Your objective: Take the lines from the top down to and including the one with "1.62e-8, 2.88e-8, 5.12e-8];" and repeat them exactly. Omit images.

Dataset excerpt:

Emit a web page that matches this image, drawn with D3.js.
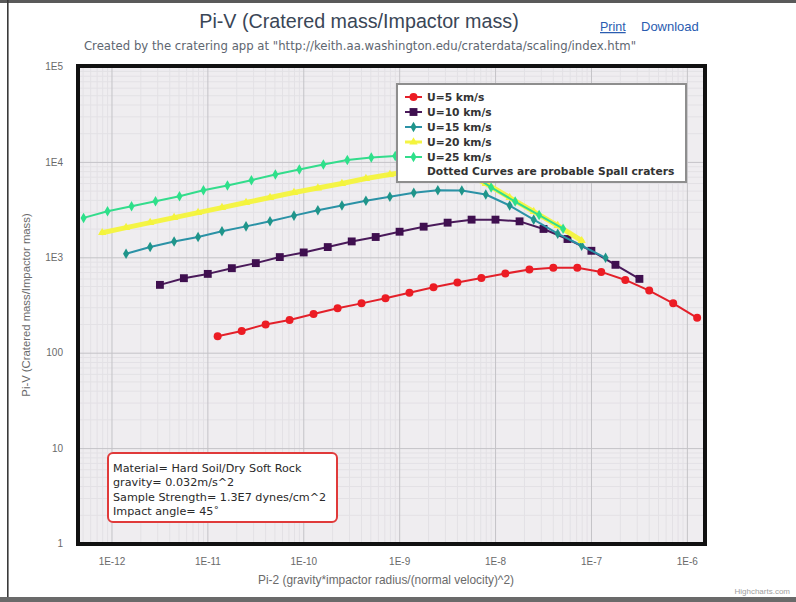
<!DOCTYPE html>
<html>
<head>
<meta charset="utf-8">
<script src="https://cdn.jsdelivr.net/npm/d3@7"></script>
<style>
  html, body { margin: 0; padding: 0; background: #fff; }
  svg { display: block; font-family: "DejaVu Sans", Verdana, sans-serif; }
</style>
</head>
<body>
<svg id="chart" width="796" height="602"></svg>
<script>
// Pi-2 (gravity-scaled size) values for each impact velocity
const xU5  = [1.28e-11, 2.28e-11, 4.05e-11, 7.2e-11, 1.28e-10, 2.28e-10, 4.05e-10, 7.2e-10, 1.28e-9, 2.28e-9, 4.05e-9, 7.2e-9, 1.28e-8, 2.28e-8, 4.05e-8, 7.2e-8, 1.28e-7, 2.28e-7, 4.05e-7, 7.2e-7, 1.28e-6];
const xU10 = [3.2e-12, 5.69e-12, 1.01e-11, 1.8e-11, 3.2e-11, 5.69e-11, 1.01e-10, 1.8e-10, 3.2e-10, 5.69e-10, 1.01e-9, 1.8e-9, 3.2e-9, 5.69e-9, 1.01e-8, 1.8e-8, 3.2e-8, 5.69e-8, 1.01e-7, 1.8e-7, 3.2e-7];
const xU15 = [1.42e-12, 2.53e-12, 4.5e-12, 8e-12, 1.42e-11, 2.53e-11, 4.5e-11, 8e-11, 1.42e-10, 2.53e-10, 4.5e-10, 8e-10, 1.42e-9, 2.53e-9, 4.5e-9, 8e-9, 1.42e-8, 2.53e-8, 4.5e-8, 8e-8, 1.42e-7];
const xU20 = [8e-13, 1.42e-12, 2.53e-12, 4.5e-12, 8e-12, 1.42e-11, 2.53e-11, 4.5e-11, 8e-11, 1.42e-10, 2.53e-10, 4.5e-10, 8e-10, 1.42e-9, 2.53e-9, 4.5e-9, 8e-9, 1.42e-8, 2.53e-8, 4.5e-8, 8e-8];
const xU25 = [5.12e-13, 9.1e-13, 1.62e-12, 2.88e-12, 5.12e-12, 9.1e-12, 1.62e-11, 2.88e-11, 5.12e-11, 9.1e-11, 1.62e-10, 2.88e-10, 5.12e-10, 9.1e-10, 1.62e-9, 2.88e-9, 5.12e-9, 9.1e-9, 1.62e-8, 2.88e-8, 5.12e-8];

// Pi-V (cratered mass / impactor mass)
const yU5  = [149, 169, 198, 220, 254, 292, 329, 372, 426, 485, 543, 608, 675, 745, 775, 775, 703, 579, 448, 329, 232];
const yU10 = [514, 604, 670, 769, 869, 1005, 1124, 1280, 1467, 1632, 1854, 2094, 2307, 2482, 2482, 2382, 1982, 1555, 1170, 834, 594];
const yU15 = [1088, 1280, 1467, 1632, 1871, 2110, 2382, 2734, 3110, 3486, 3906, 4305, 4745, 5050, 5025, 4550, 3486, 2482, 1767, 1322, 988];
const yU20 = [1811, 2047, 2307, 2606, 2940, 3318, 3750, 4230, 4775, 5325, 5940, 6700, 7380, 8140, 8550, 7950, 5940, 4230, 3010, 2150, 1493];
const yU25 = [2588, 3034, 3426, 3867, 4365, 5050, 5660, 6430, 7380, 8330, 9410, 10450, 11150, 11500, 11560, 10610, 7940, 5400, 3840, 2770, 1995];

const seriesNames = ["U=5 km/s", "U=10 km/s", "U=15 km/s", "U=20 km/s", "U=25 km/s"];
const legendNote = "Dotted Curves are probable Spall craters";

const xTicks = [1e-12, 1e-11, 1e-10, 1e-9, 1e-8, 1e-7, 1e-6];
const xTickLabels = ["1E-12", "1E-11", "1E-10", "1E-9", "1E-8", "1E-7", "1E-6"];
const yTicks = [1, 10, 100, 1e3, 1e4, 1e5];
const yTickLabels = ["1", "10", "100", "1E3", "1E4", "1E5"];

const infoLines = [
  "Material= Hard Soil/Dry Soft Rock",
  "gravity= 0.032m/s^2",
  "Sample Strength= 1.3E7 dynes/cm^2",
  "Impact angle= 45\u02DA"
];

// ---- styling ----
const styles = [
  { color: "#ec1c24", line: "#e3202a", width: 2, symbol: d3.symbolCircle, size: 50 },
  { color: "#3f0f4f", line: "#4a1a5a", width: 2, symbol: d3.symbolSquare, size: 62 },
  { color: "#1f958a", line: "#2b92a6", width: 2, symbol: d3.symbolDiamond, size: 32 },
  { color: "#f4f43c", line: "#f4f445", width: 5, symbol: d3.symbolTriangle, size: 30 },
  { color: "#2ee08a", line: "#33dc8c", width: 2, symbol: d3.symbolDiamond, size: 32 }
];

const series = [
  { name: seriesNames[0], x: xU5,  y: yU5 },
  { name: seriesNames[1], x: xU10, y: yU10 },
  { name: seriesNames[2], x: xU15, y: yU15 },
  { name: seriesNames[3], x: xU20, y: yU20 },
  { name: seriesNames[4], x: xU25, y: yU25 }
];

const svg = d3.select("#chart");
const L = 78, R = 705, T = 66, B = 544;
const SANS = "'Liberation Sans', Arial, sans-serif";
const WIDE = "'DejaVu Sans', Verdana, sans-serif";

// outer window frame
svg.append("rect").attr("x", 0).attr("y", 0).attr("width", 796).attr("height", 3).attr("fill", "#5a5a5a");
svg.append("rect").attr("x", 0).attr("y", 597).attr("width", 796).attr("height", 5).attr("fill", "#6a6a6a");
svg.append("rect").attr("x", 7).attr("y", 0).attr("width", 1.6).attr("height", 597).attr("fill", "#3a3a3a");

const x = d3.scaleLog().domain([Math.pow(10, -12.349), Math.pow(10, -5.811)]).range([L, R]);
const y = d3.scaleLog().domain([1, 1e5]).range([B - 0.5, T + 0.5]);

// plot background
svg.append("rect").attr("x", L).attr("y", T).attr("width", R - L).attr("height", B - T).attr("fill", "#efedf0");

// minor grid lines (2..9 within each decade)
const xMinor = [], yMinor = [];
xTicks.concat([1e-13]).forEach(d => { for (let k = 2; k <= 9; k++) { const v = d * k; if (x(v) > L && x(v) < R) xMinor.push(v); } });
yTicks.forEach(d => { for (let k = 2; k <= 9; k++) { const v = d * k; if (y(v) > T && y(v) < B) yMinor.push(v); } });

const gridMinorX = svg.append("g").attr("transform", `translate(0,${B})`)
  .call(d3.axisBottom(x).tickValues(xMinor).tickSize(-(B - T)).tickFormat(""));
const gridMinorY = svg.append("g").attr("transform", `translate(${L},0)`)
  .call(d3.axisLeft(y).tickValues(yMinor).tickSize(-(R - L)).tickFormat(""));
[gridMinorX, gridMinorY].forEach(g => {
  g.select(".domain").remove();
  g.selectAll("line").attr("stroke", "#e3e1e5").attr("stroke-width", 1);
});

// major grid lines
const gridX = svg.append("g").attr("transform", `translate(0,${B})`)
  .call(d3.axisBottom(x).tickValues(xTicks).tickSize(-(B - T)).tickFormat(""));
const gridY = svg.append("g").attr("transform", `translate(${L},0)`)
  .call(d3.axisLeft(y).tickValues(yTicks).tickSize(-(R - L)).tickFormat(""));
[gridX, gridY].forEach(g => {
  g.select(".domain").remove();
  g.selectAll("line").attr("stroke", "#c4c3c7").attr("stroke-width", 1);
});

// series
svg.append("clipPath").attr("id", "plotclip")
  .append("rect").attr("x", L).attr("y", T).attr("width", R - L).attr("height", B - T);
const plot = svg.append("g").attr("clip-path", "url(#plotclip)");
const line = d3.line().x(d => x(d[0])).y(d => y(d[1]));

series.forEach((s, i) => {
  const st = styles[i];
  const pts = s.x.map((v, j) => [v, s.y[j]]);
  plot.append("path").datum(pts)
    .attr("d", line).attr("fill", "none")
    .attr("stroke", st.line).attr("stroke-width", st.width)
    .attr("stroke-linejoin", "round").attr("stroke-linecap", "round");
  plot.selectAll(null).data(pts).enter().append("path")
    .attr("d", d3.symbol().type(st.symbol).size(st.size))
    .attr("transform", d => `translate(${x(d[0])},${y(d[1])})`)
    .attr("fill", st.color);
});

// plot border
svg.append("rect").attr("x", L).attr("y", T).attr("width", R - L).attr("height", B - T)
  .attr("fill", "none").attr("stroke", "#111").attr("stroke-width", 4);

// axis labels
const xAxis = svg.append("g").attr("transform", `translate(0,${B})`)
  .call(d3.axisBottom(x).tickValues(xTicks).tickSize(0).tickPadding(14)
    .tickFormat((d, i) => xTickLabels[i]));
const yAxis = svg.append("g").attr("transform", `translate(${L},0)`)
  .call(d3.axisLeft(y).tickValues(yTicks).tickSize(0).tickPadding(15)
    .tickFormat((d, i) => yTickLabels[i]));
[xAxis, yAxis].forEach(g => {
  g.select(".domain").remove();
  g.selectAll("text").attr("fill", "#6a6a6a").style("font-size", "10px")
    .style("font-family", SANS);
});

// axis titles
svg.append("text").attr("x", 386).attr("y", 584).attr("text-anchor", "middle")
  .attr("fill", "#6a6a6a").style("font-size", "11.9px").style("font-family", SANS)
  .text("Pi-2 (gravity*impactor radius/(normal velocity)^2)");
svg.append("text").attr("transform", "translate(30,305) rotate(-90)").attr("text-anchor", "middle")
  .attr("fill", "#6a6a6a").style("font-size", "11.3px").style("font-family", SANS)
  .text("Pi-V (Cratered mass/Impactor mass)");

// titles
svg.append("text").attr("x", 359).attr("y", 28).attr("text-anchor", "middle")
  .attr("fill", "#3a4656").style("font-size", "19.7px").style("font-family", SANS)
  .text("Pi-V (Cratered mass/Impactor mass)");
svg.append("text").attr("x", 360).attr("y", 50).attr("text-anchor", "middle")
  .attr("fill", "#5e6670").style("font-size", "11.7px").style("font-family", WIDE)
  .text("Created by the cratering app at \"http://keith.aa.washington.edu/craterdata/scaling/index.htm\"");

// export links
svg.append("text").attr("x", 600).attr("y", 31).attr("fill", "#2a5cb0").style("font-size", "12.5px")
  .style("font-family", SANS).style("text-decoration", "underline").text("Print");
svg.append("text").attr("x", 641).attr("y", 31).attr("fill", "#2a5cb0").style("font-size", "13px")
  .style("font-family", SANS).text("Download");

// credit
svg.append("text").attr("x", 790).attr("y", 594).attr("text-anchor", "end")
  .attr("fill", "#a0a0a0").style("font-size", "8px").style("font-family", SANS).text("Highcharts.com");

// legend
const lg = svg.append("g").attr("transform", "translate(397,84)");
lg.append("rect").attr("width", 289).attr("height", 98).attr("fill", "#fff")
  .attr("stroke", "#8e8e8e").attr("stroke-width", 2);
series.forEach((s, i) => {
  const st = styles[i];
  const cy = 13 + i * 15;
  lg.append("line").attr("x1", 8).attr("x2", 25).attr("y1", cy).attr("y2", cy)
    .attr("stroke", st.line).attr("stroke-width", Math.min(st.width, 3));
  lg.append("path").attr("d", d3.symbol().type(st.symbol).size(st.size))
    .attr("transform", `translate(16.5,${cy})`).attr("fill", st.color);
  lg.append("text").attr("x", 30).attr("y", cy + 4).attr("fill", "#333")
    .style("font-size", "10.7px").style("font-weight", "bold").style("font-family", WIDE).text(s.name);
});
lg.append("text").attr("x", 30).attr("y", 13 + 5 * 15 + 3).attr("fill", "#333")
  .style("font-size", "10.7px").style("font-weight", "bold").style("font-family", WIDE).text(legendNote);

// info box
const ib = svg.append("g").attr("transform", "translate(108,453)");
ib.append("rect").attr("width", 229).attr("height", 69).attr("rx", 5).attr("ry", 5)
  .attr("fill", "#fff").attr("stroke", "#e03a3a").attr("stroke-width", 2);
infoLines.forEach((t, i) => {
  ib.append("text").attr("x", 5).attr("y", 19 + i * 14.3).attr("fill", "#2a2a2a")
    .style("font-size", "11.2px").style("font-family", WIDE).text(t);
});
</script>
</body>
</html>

Result below:
Emit a web page that matches this image, drawn with D3.js.
<!DOCTYPE html>
<html>
<head>
<meta charset="utf-8">
<script src="https://cdn.jsdelivr.net/npm/d3@7"></script>
<style>
  html, body { margin: 0; padding: 0; background: #fff; }
  svg { display: block; font-family: "DejaVu Sans", Verdana, sans-serif; }
</style>
</head>
<body>
<svg id="chart" width="796" height="602"></svg>
<script>
// Pi-2 (gravity-scaled size) values for each impact velocity
const xU5  = [1.28e-11, 2.28e-11, 4.05e-11, 7.2e-11, 1.28e-10, 2.28e-10, 4.05e-10, 7.2e-10, 1.28e-9, 2.28e-9, 4.05e-9, 7.2e-9, 1.28e-8, 2.28e-8, 4.05e-8, 7.2e-8, 1.28e-7, 2.28e-7, 4.05e-7, 7.2e-7, 1.28e-6];
const xU10 = [3.2e-12, 5.69e-12, 1.01e-11, 1.8e-11, 3.2e-11, 5.69e-11, 1.01e-10, 1.8e-10, 3.2e-10, 5.69e-10, 1.01e-9, 1.8e-9, 3.2e-9, 5.69e-9, 1.01e-8, 1.8e-8, 3.2e-8, 5.69e-8, 1.01e-7, 1.8e-7, 3.2e-7];
const xU15 = [1.42e-12, 2.53e-12, 4.5e-12, 8e-12, 1.42e-11, 2.53e-11, 4.5e-11, 8e-11, 1.42e-10, 2.53e-10, 4.5e-10, 8e-10, 1.42e-9, 2.53e-9, 4.5e-9, 8e-9, 1.42e-8, 2.53e-8, 4.5e-8, 8e-8, 1.42e-7];
const xU20 = [8e-13, 1.42e-12, 2.53e-12, 4.5e-12, 8e-12, 1.42e-11, 2.53e-11, 4.5e-11, 8e-11, 1.42e-10, 2.53e-10, 4.5e-10, 8e-10, 1.42e-9, 2.53e-9, 4.5e-9, 8e-9, 1.42e-8, 2.53e-8, 4.5e-8, 8e-8];
const xU25 = [5.12e-13, 9.1e-13, 1.62e-12, 2.88e-12, 5.12e-12, 9.1e-12, 1.62e-11, 2.88e-11, 5.12e-11, 9.1e-11, 1.62e-10, 2.88e-10, 5.12e-10, 9.1e-10, 1.62e-9, 2.88e-9, 5.12e-9, 9.1e-9, 1.62e-8, 2.88e-8, 5.12e-8];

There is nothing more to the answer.